I'll find out if things improve after the next two months of LRT. Thank you for your words of inspiration and encouragement!
CARL, its impossible to know WHAT they are thinking, and you go crazy trying to figure it out. As for forgivness being a lengthy process, I believe it is. theres a great book by charles stanley called the gift of forgiveness, it talks about the process you need to go thru. But I did read a quote somewhere that said " slow forgiveness is as good as no forgiveness". so there you go.
I'm not dating, just socializing. Its been good for me, helped me get over my rejection anxiety knowing there are other women who would love to date me. One is a complete knockout.
The pursuit thing can be very very subtle. W has shown some signs of pursuit, ive been distancing for 3 months. My sit. is different though unlike anyones on this board. I'm trying to get forgiveness from W, she seems uncapable of it, so shes mad and has done alot of very bad things, now I am the one who has to be able to forgive her if we can ever resolve this huge mess. JUly 9th will mark one year for me since the crap hit the fan.
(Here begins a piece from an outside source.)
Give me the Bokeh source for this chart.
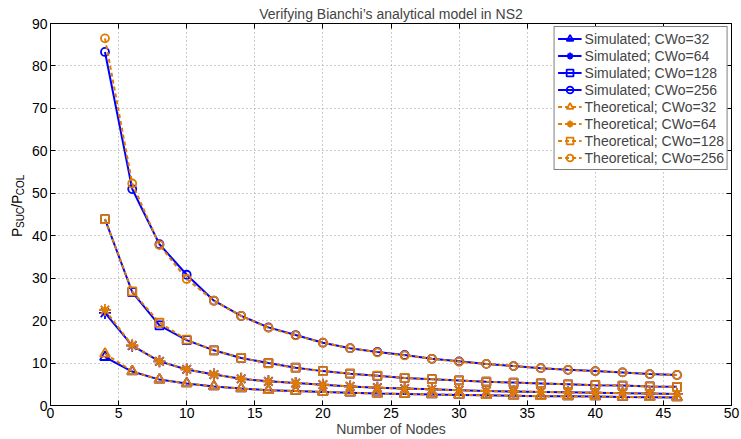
import math
from bokeh.plotting import figure
from bokeh.models import (Range1d, LinearAxis, Legend, LegendItem, FixedTicker)
from bokeh.layouts import row
from bokeh.core.properties import value
from bokeh.embed import file_html
from bokeh.resources import INLINE

nodes = [4, 6, 8, 10, 12, 14, 16, 18, 20, 22, 24, 26, 28, 30, 32, 34, 36, 38, 40, 42, 44, 46]

sim_32 = [11.4, 8.0, 6.1, 5.2, 4.5, 4.0, 3.6, 3.4, 3.2, 3.0, 2.8, 2.7, 2.6, 2.5, 2.4, 2.3, 2.2, 2.15, 2.1, 2.0, 1.95, 1.9]
sim_64 = [21.8, 14.1, 10.4, 8.5, 7.3, 6.3, 5.7, 5.3, 4.9, 4.5, 4.2, 4.0, 3.8, 3.6, 3.4, 3.3, 3.2, 3.1, 3.0, 2.9, 2.8, 2.7]
sim_128 = [43.9, 26.7, 18.9, 15.4, 13.0, 11.2, 10.0, 8.9, 8.1, 7.5, 7.0, 6.5, 6.2, 5.9, 5.6, 5.4, 5.2, 5.0, 4.8, 4.7, 4.5, 4.4]
sim_256 = [83.3, 51.0, 38.0, 30.8, 24.7, 21.1, 18.4, 16.6, 14.8, 13.5, 12.6, 11.9, 11.0, 10.4, 9.8, 9.3, 8.8, 8.4, 8.1, 7.8, 7.4, 7.2]

th_32 = [12.2, 8.1, 6.1, 5.2, 4.5, 4.0, 3.6, 3.4, 3.2, 3.0, 2.8, 2.7, 2.6, 2.5, 2.4, 2.3, 2.2, 2.15, 2.1, 2.0, 1.95, 1.9]
th_64 = [22.5, 14.2, 10.4, 8.5, 7.3, 6.3, 5.7, 5.3, 4.9, 4.5, 4.2, 4.0, 3.8, 3.6, 3.4, 3.3, 3.2, 3.1, 3.0, 2.9, 2.8, 2.7]
th_128 = [43.9, 26.9, 19.5, 15.5, 13.0, 11.2, 9.95, 8.85, 8.1, 7.5, 7.05, 6.5, 6.2, 5.9, 5.6, 5.4, 5.2, 5.0, 4.8, 4.7, 4.5, 4.4]
th_256 = [86.5, 52.3, 37.8, 29.8, 24.7, 21.1, 18.3, 16.5, 14.8, 13.5, 12.5, 11.8, 11.0, 10.3, 9.8, 9.3, 8.8, 8.4, 8.1, 7.8, 7.4, 7.2]

x_ticks = [0, 5, 10, 15, 20, 25, 30, 35, 40, 45, 50]
y_ticks = [0, 10, 20, 30, 40, 50, 60, 70, 80, 90]

title_text = "Verifying Bianchi\u2019s analytical model in NS2"
x_label = "Number of Nodes"
y_label_parts = ["P", "SUC", "/P", "COL"]

FONT = "Liberation Sans"
BLUE = "#0000ff"
ORANGE = "#e07b00"

# ---- y label strip (rotated, with subscripts) ----
yl = figure(width=28, height=439, output_backend="svg", toolbar_location=None,
            x_range=Range1d(0, 28), y_range=Range1d(0, 439),
            min_border=0, min_border_left=0, min_border_right=0,
            min_border_top=0, min_border_bottom=0)
yl.axis.visible = False
yl.grid.visible = False
yl.outline_line_color = None
yl.background_fill_color = "white"
yl.border_fill_color = "white"

sizes = ["14px", "10px", "14px", "10px"]
ems = [0.667, 2.111, 0.945, 2.056]
shift = [0, 4, 0, 4]
px = [14, 10, 14, 10]
widths = [e * s * 1.1 for e, s in zip(ems, px)]
total = sum(widths)
pos = 229 - total / 2
for t, fs, w, sh in zip(y_label_parts, sizes, widths, shift):
    yl.text(x=[16 + sh], y=[pos], text=[t], text_font=value(FONT),
            text_font_size=fs, angle=math.pi / 2, text_align="left",
            text_baseline="alphabetic", text_color="black")
    pos += w

# ---- main plot ----
p = figure(width=713, height=439, output_backend="svg", toolbar_location=None,
           x_range=Range1d(0, 50), y_range=Range1d(0, 90),
           min_border_left=22, min_border_right=10, min_border_top=23,
           min_border_bottom=0, background_fill_color="white",
           border_fill_color="white")
p.title.text = title_text
p.title.text_font = FONT
p.title.text_font_size = "14px"
p.title.text_font_style = "normal"
p.title.align = "center"
p.title.standoff = 4
p.title.offset = 0

p.outline_line_color = "black"
p.outline_line_width = 1

for ax in p.xaxis + p.yaxis:
    ax.major_tick_in = 5
    ax.major_tick_out = 0
    ax.minor_tick_line_color = None
    ax.axis_line_color = "black"
    ax.major_label_text_font = FONT
    ax.major_label_text_font_size = "14px"
    ax.major_label_text_color = "black"
    ax.major_label_standoff = 3
p.xaxis.ticker = FixedTicker(ticks=x_ticks)
p.yaxis.ticker = FixedTicker(ticks=y_ticks)
p.xaxis.axis_label = x_label
p.xaxis.axis_label_text_font = FONT
p.xaxis.axis_label_text_font_size = "14px"
p.xaxis.axis_label_text_font_style = "normal"
p.xaxis.axis_label_standoff = 0
p.xaxis.major_label_standoff = 2

top_ax = LinearAxis(ticker=FixedTicker(ticks=x_ticks), major_label_text_font_size="0px",
                    major_tick_in=5, major_tick_out=0, minor_tick_line_color=None,
                    major_label_standoff=0)
right_ax = LinearAxis(ticker=FixedTicker(ticks=y_ticks), major_label_text_font_size="0px",
                      major_tick_in=5, major_tick_out=0, minor_tick_line_color=None,
                      major_label_standoff=0)
top_ax.major_label_text_color = None
right_ax.major_label_text_color = None
p.add_layout(top_ax, "above")
p.add_layout(right_ax, "right")

p.xgrid.ticker = FixedTicker(ticks=x_ticks)
p.ygrid.ticker = FixedTicker(ticks=y_ticks)
for g in p.xgrid + p.ygrid:
    g.grid_line_color = "#9a9a9a"
    g.grid_line_dash = "1 3"
    g.grid_line_width = 1

markers = ["triangle", "asterisk", "square", "circle"]
msize = {"triangle": 10, "asterisk": 12, "square": 8, "circle": 8}
sims = [sim_32, sim_64, sim_128, sim_256]
ths = [th_32, th_64, th_128, th_256]
cws = ["32", "64", "128", "256"]

sim_items = []
th_items = []
for m, ys, cw in zip(markers, sims, cws):
    l = p.line(nodes, ys, line_color=BLUE, line_width=2)
    s = p.scatter(nodes, ys, marker=m, size=msize[m], line_color=BLUE, line_width=1.8,
                  fill_color=None)
    sim_items.append(LegendItem(label="Simulated; CWo=" + cw, renderers=[l, s]))
for m, ys, cw in zip(markers, ths, cws):
    l = p.line(nodes, ys, line_color=ORANGE, line_width=2, line_dash="4 3")
    s = p.scatter(nodes, ys, marker=m, size=msize[m], line_color=ORANGE, line_width=1.8,
                  fill_color=None)
    th_items.append(LegendItem(label="Theoretical; CWo=" + cw, renderers=[l, s]))

legend = Legend(items=sim_items + th_items, location="top_right",
                label_text_font=FONT, label_text_font_size="14px",
                label_height=17, glyph_height=17, glyph_width=24, spacing=0,
                padding=3, margin=3, label_standoff=3,
                border_line_color="black", border_line_width=1,
                background_fill_alpha=1)
p.add_layout(legend)

layout = row(yl, p, spacing=0)
open("out.html", "w").write(file_html(layout, INLINE))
IVe learned so much, its been sheer hell and I hope the worst is behind me.
W did come by to see D last night and I was there, first time Ive seen her in 3 months. she looked good to me, and we have joint counseling coming up soon. she was nice,sad. it was tense and strange, but time apart is a good thing I think. a necessity
things that have helped me through this are: freinds and family, counselors, books, church, God.
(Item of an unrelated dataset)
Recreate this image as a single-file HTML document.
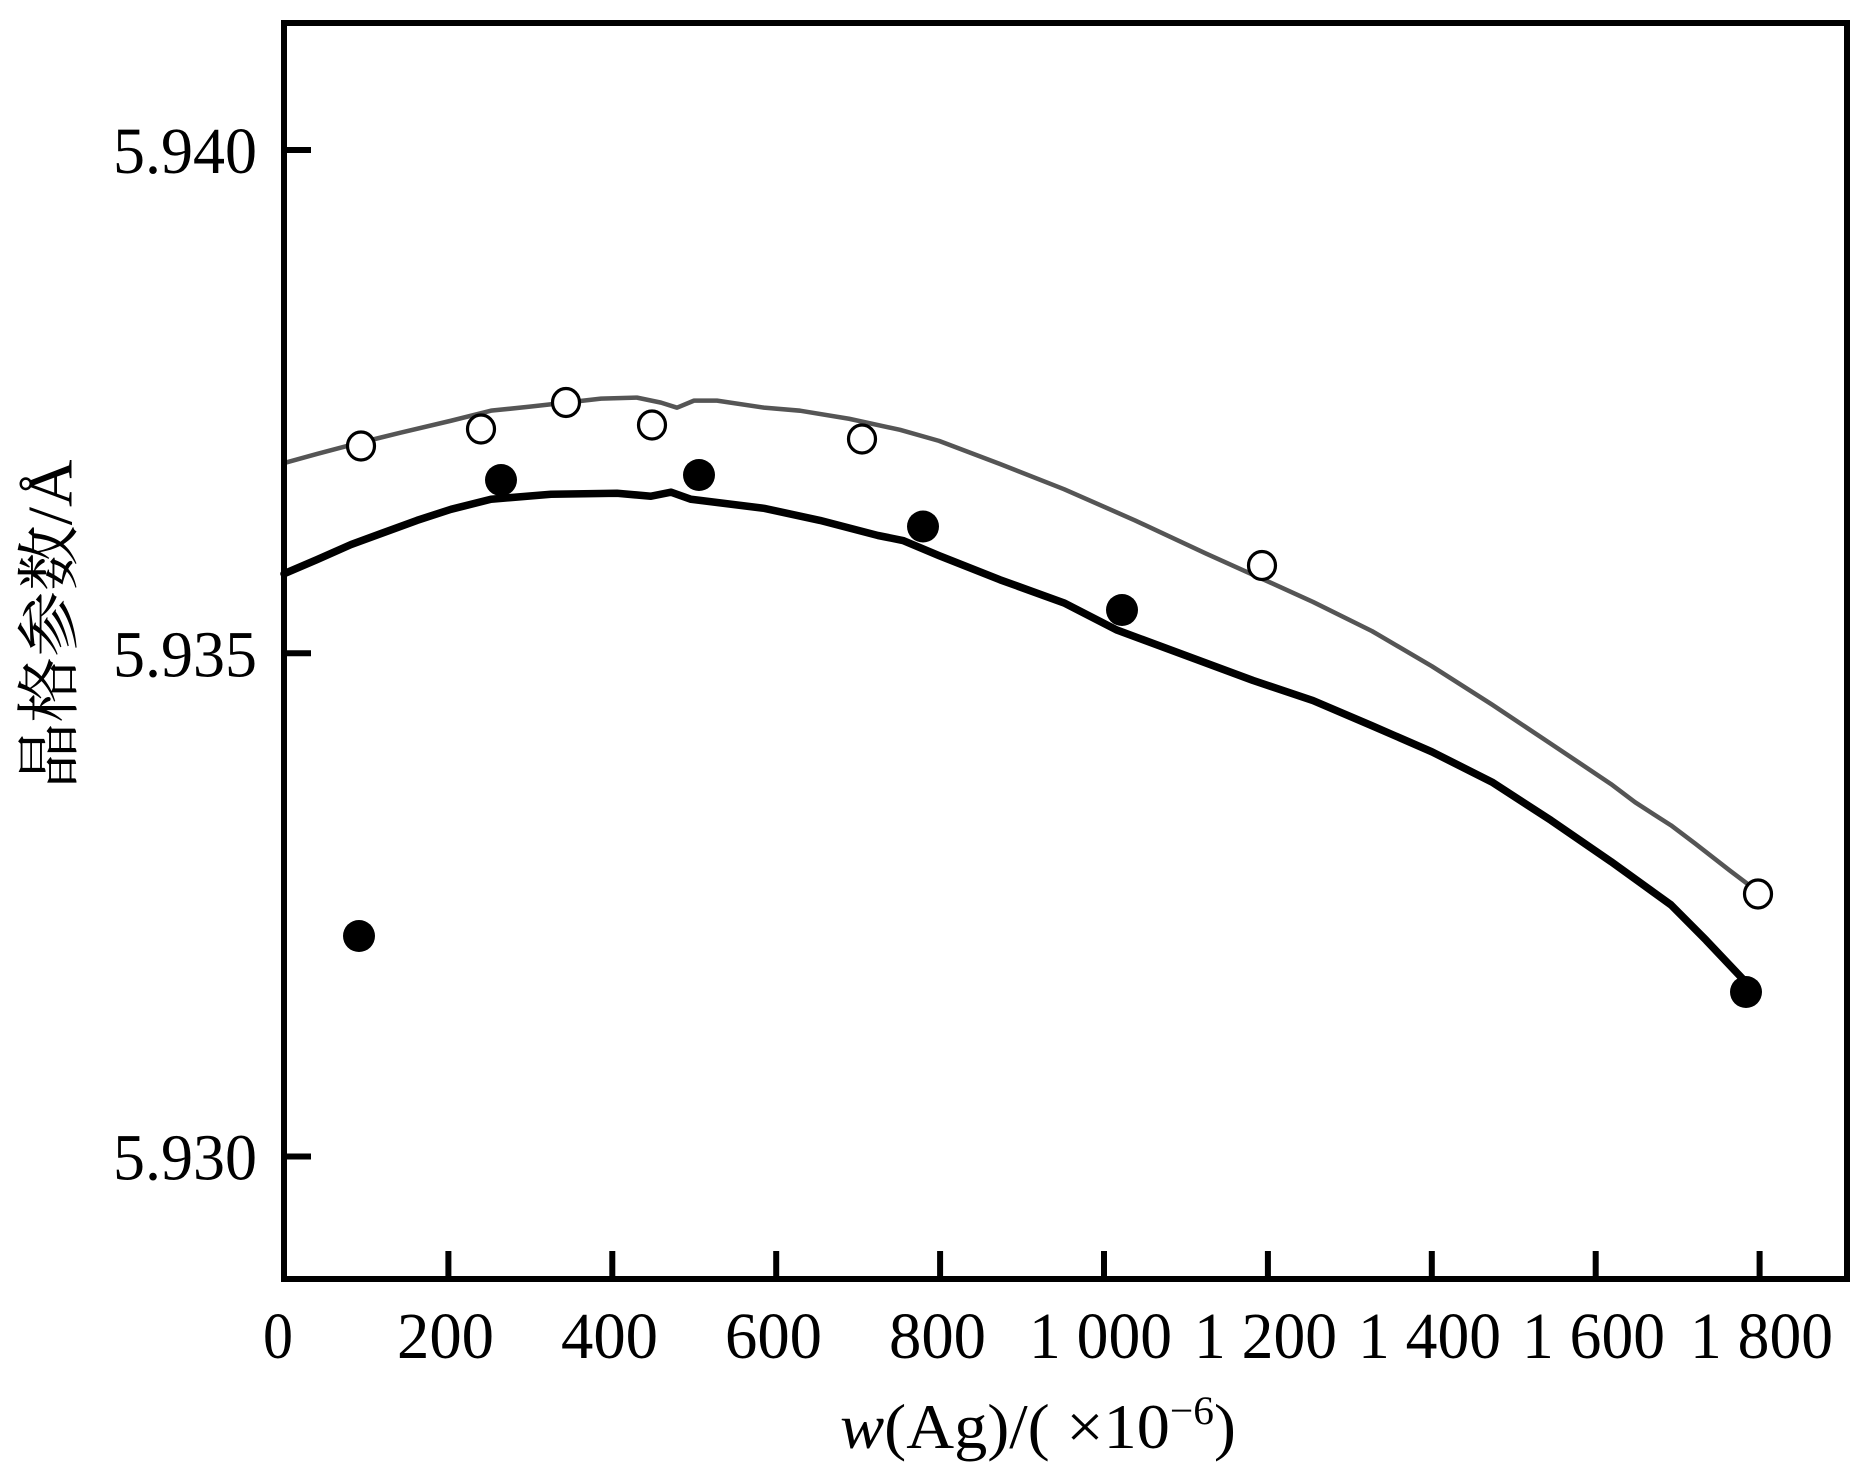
<!DOCTYPE html>
<html>
<head>
<meta charset="utf-8">
<style>
  html, body { margin:0; padding:0; background:#fff; }
  svg { display:block; }
</style>
</head>
<body>
<svg width="1873" height="1464" viewBox="0 0 1873 1464" xmlns="http://www.w3.org/2000/svg">
  <rect x="0" y="0" width="1873" height="1464" fill="#fff"/>

  <!-- curves -->
  <g transform="matrix(1,0,0,1.0065,0,-0.975)">
  <polyline fill="none" stroke="#555" stroke-width="4.5" stroke-linejoin="round" stroke-linecap="round"
    points="284,461 317,452 351,443 400,431 451,419 491,409 530,405 566,401 601,397 637,396 661,401 677,406 694,399 717,399 764,406 800,409 849,417 900,428 939,439 1000,462 1064,487 1135,518 1206,551 1262,576 1313,599 1372,628 1432,663 1492,701 1551,740 1611,780 1635,798 1671,821 1695,839 1730,866 1758,887"/>
  <polyline fill="none" stroke="#000" stroke-width="7.5" stroke-linejoin="round" stroke-linecap="round"
    points="284,571 317,557 351,542 417,518 451,507 491,497 551,492 617,491 651,494 671,490 691,497 764,506 820,518 878,533 903,538 939,553 1000,577 1064,600 1117,627 1196,656 1253,677 1313,697 1372,722 1432,748 1492,778 1551,816 1611,857 1671,900 1706,935 1746,977"/>
  </g>

  <!-- open circles -->
  <g fill="#fff" stroke="#000" stroke-width="3.2">
    <ellipse cx="361" cy="446" rx="13.5" ry="14"/>
    <ellipse cx="481" cy="429" rx="13.5" ry="14"/>
    <ellipse cx="566" cy="402.5" rx="13.5" ry="14"/>
    <ellipse cx="652" cy="425" rx="13.5" ry="14"/>
    <ellipse cx="862" cy="439" rx="13.5" ry="14"/>
    <ellipse cx="1262" cy="565.5" rx="13.5" ry="14"/>
    <ellipse cx="1758" cy="894" rx="13.5" ry="14"/>
  </g>
  <!-- filled circles -->
  <g fill="#000">
    <circle cx="359" cy="936" r="16"/>
    <circle cx="501" cy="480" r="16"/>
    <circle cx="699" cy="475" r="16"/>
    <circle cx="923" cy="526.5" r="16"/>
    <circle cx="1122" cy="610" r="16"/>
    <circle cx="1746" cy="992" r="16"/>
  </g>

  <!-- frame -->
  <rect x="284" y="23" width="1563" height="1256" fill="none" stroke="#000" stroke-width="6"/>

  <!-- y ticks -->
  <g stroke="#000" stroke-width="6">
    <line x1="284" y1="150" x2="311" y2="150"/>
    <line x1="284" y1="653.3" x2="311" y2="653.3"/>
    <line x1="284" y1="1156.5" x2="311" y2="1156.5"/>
  </g>
  <!-- x ticks -->
  <g stroke="#000" stroke-width="6">
    <line x1="448.4" y1="1279" x2="448.4" y2="1251"/>
    <line x1="612.3" y1="1279" x2="612.3" y2="1251"/>
    <line x1="776.2" y1="1279" x2="776.2" y2="1251"/>
    <line x1="940.1" y1="1279" x2="940.1" y2="1251"/>
    <line x1="1104" y1="1279" x2="1104" y2="1251"/>
    <line x1="1267.9" y1="1279" x2="1267.9" y2="1251"/>
    <line x1="1431.8" y1="1279" x2="1431.8" y2="1251"/>
    <line x1="1595.7" y1="1279" x2="1595.7" y2="1251"/>
    <line x1="1759.6" y1="1279" x2="1759.6" y2="1251"/>
  </g>

  <!-- y tick labels -->
  <g font-family="'Liberation Serif', serif" font-size="66" fill="#000" text-anchor="end">
    <text x="257" y="173" textLength="144" lengthAdjust="spacingAndGlyphs">5.940</text>
    <text x="257" y="676.5" textLength="144" lengthAdjust="spacingAndGlyphs">5.935</text>
    <text x="257" y="1179.5" textLength="144" lengthAdjust="spacingAndGlyphs">5.930</text>
  </g>

  <!-- x tick labels -->
  <g font-family="'Liberation Serif', serif" font-size="66" fill="#000">
    <text x="263" y="1358" textLength="30" lengthAdjust="spacingAndGlyphs">0</text>
    <text x="397" y="1358" textLength="97" lengthAdjust="spacingAndGlyphs">200</text>
    <text x="561" y="1358" textLength="97" lengthAdjust="spacingAndGlyphs">400</text>
    <text x="725" y="1358" textLength="97" lengthAdjust="spacingAndGlyphs">600</text>
    <text x="889" y="1358" textLength="97" lengthAdjust="spacingAndGlyphs">800</text>
    <text x="1029" y="1358" textLength="143" lengthAdjust="spacingAndGlyphs">1 000</text>
    <text x="1194" y="1358" textLength="143" lengthAdjust="spacingAndGlyphs">1 200</text>
    <text x="1358" y="1358" textLength="143" lengthAdjust="spacingAndGlyphs">1 400</text>
    <text x="1522" y="1358" textLength="143" lengthAdjust="spacingAndGlyphs">1 600</text>
    <text x="1690" y="1358" textLength="143" lengthAdjust="spacingAndGlyphs">1 800</text>
  </g>

  <!-- x axis title -->
  <text x="840" y="1448" font-family="'Liberation Serif', serif" font-size="64" fill="#000" textLength="396" lengthAdjust="spacingAndGlyphs"><tspan font-style="italic">w</tspan>(Ag)/( ×10<tspan font-size="40" dy="-24">−6</tspan><tspan dy="24">)</tspan></text>

  <!-- y axis title -->
  <text transform="translate(50,624) rotate(-90)" text-anchor="middle" dominant-baseline="central"
    font-family="'Liberation Serif', 'Noto Serif CJK SC', 'Noto Sans CJK SC', serif" font-size="64" fill="#000"
    textLength="329" lengthAdjust="spacingAndGlyphs">晶格参数/Å</text>
</svg>
</body>
</html>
All you can do is try to improve yourself, eat, workout, buy new clothes, look good,feel good, get rid of bad habits and try to improve any problems in your attitude, like anger, self pity, etc....
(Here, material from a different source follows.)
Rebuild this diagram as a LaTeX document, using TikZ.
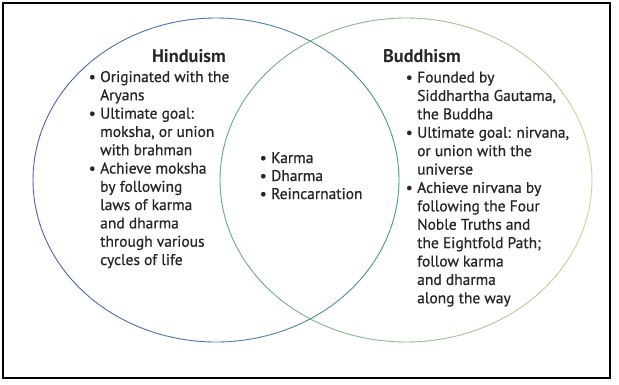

lookat all the good things you have, and just be cool!!!!!!!
I had an affair with another woman four years ago. My wife has only just foud out. She has taken me back, as she was the one who found this site and is dedicated to getting the marriage together.
To try and help you answer the question. If you really love your wife and there is hope and you want to work it out, talk to her but not with anger, talk and tell her exactly what she is missing. Try and find out whay she had the affair, I had mine because I thought that the other woman could give me something my wife could not. What I did not see was that she was giving me what I needed it was me who was blind. if you really want her back, try very hard to communicate and seee what she needs
Lawrie
quote:Originally posted by Carl Spackler: My wife left in April. In May I found out that she left, among other reasons, for another married man. She at denied that there was another man when she left, but I found her cell phone bill and found a cell phone number that had been called repeatedly.
I confronted her about it, and she reluctantly admitted that she met him in Feb. and has been sleeping with him since April, and that she "loves him."
She has shown no remorse or guilt at all. She has stopped going to our marriage counseling. She tells me that she will come home when she wants to, not when she has to. Of course, she says that she doesn't love me anymore and does not want to be close to me again.
Her apartment is in a city 30 minutes from our house. He lives in the same city. She tells me that she knew she would get caught, and that she ended it with him the next day. How can I be sure? I don't know where her apartment is, but he does. It's too simple to be true.
I don't feel like I have gotten past the anger over the affair, so I've pulled a 180-LRT. I changed the ph. # and the locks. I am doing everything I can to become stronger for me, but please help with your feedback.
Should I forgive her? I realize affairs start usually because of neglect or isolation from the spouse, so I am partly to blame for giving her reason to stray. However, I'm not the one doing "missionary work" in this relationship. Does she even deserve forgiveness? Help! Thanks.